Film review: Captain Marvel
MANILA, Philippines — Leave it to Marvel to come second in the titular super-heroine movie sweepstakes, and yet doing so in spectacular style. With Oscar Best Actress winner Brie Larson (for Room in 2015) playing the title role of Captain Marvel, the Marvel Cinematic Universe (MCU) offers an origins story that works as an integral prelude to the Avengers: Endgame finale that every comicbook hero movie fan is anticipating with bated breath come April.
As Vers/Carol Danvers, Brie Larson provides us with a super-heroine whose physical powers are never in question; it’s more a matter of harnessing and being in control of these powers. And where the real difference lies is in the mental fragility of this super-heroine. Assured of her powers when we first meet Vers on the planet of Kree where she’s a warrior and at war against the shape-shifting Skrulls; it’s the uncertainty of who she is and why she’s in possession of said powers that form the main focus of this identity odyssey.
Subject to vivid but seemingly unconnected flashbacks and memory fragments, we’re given a central figure with a very questioning, troubled psyche. As a result, the super-heroine is a much more complex and textured character than others we may have encountered in the past — Brie has to emote, possess mood swings and look guardedly confused at various junctures of the film. Vibrant yet vulnerable, Brie tries to stamp a particular identity on this super-heroine, and indie film directors Anna Boden and Ryan Fleck are all for this, giving this Marvel film a unique central character vibe.
Set in the 1990s, we get a young Nick Fury (Samuel L. Jackson), the engaging human foil to Captain Marvel, as the film evolves into a buddy film of sorts. And to turn up the entertainment value, Fury picks up his own sidekick, an orange tabby cat he names Goose — a feline who has her own set of surprises behind her whiskers. Jude Law as Vers’ Kree mentor, Annette Benning as Danvers’ superior Air Force commanding officer and Ben Mendelsohn as Skrull Taros are the other major support roles in this tale of lost-and-found identity.

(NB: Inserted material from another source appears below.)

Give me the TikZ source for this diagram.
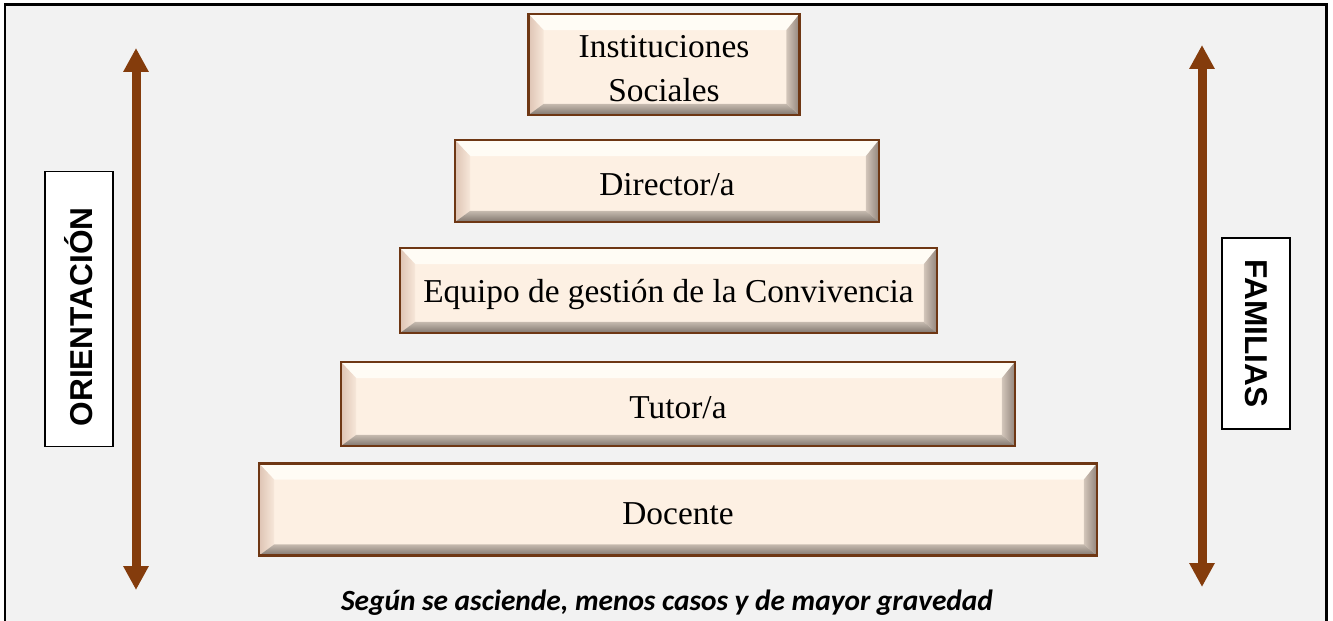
\documentclass[tikz,border=0pt]{standalone}
\usepackage{fontspec}
\setmainfont{Liberation Serif}
\setsansfont{Liberation Sans}
\newfontfamily\calibrifont{Carlito}
\usetikzlibrary{arrows.meta}
\usetikzlibrary{positioning}
\definecolor{boxfill}{RGB}{253,240,227}
\definecolor{boxedge}{RGB}{110,55,20}
\definecolor{bevtop}{RGB}{255,252,245}
\definecolor{bevleft}{RGB}{222,196,180}
\definecolor{bevright}{RGB}{146,133,124}
\definecolor{bevbottom}{RGB}{128,118,110}
\definecolor{arrowbrown}{RGB}{132,60,12}
\definecolor{panel}{RGB}{242,242,242}
\newcommand\lowtext[1]{\raisebox{0pt}[\dimexpr\height+4.5pt\relax]{#1}}
\tikzset{level/.style = {draw=boxedge, line width=1.3pt, fill=boxfill,
                         inner sep=0, align=center,
                         font=\fontsize{19}{25}\selectfont,
                         path picture={
                           \fill[bevtop] (path picture bounding box.north west) -- (path picture bounding box.north east)
                             -- ([xshift=-2.6mm,yshift=-3.2mm]path picture bounding box.north east)
                             -- ([xshift=3mm,yshift=-3.2mm]path picture bounding box.north west) -- cycle;
                           \shade[left color=bevleft, right color=boxfill!80!bevleft] (path picture bounding box.north west)
                             -- ([xshift=3mm,yshift=-3.2mm]path picture bounding box.north west)
                             -- ([xshift=3mm,yshift=2.2mm]path picture bounding box.south west)
                             -- (path picture bounding box.south west) -- cycle;
                           \shade[left color=boxfill!60!bevright, right color=bevright] (path picture bounding box.north east)
                             -- ([xshift=-2.6mm,yshift=-3.2mm]path picture bounding box.north east)
                             -- ([xshift=-2.6mm,yshift=2.2mm]path picture bounding box.south east)
                             -- (path picture bounding box.south east) -- cycle;
                           \shade[top color=boxfill!55!bevbottom, bottom color=bevbottom] (path picture bounding box.south west)
                             -- ([xshift=3mm,yshift=2.2mm]path picture bounding box.south west)
                             -- ([xshift=-2.6mm,yshift=2.2mm]path picture bounding box.south east)
                             -- (path picture bounding box.south east) -- cycle;}}}
\tikzset{sidebox/.style = {draw=black, line width=1.1pt, fill=white, inner sep=0,
                           font=\sffamily\bfseries\fontsize{18}{21}\selectfont}}
\tikzset{updown/.style = {arrowbrown, line width=0.18cm,
                          {Triangle[width=0.48cm,length=0.48cm]}-{Triangle[width=0.48cm,length=0.48cm]}}}
\begin{document}
\begin{tikzpicture}[x=0.02cm, y=-0.02cm]
  \useasboundingbox (0,0) rectangle (1333,621);
  \fill[white] (0,0) rectangle (1333,621);
  \fill[panel] (5,5) rectangle (1326,621);
  \draw[line width=0.06cm] (5,621) -- (5,5) -- (1326,5) -- (1326,621);

  \node[level, minimum width=5.42cm, minimum height=2.02cm] (social) at (664,64.5)
       {\lowtext{Instituciones}\\Sociales};
  \node[level, minimum width=8.48cm, minimum height=1.64cm] (director) at (667,181)
       {\lowtext{Director/a}};
  \node[level, minimum width=10.74cm, minimum height=1.70cm] (equipo) at (668.5,290.5)
       {\lowtext{Equipo de gestión de la Convivencia}};
  \node[level, minimum width=13.48cm, minimum height=1.68cm] (tutor) at (678,404)
       {\lowtext{Tutor/a}};
  \node[level, minimum width=16.76cm, minimum height=1.84cm] (docente) at (678,509.5)
       {\lowtext{Docente}};

  \node[sidebox, minimum width=1.36cm, minimum height=5.5cm] (orienta) at (79,309)
       {\rotatebox{90}{ORIENTACIÓN\hspace{9pt}}};
  \node[sidebox, minimum width=1.36cm, minimum height=3.82cm] (familia) at (1256,333.5)
       {\rotatebox{-90}{FAMILIAS}};

  \coordinate (ortop) at (136,48);
  \coordinate (orbot) at (136,590);
  \coordinate (famtop) at (1202,45);
  \coordinate (fambot) at (1202,587);
  \draw[updown] (orbot) -- (ortop);
  \draw[updown] (fambot) -- (famtop);

  \node[font=\calibrifont\bfseries\itshape\fontsize{16.7}{19}\selectfont] (nota) at (667,603)
       {Según se asciende, menos casos y de mayor gravedad};
\end{tikzpicture}
\end{document}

If there is a problem with the film, it would be that coming this late in the comicbook hero film series, there isn’t really something new to offer, and so many of the beats and tropes of the vignettes and sequences look derivative or rehashed. The initial premise of coming to Earth from a distant galaxy is so Superman or Thor, there are aerial dogfights that echo Star Wars, and even when at the height of her powers, Captain Marvel’s movements remind us of Dark Phoenix. The reliance on a musical soundtrack to bring home we’re in the 1990s is very Guardians of the Galaxy in nature and inspiration, although I did love the blockbuster video setting, and how it took so long for files to load on the computers.
As with all the Marvel films, part of the enjoyment for the “faithful” was playing connect the dots, and how all these films impinge on and reference each other. Shape-shifting Skrulls? Are Loki and the Frost Giants related to the Skrulls? And when the Tesseract showed up, you could sense eyebrows being raised.
At its heart, the film stands as a vital piece in a gigantic puzzle — something that all the Marvel films have been building up to over the years. And the payback for following all this culminates next month, when Avengers: Endgame hits the screens. What role Captain Marvel will play, and what the fates are of all the superheroes we’ve faithfully followed through the decades will be answered; and I know so many gasped in pleasure when the end credits Easter egg of Captain Marvel gave us a hint of what’s to come.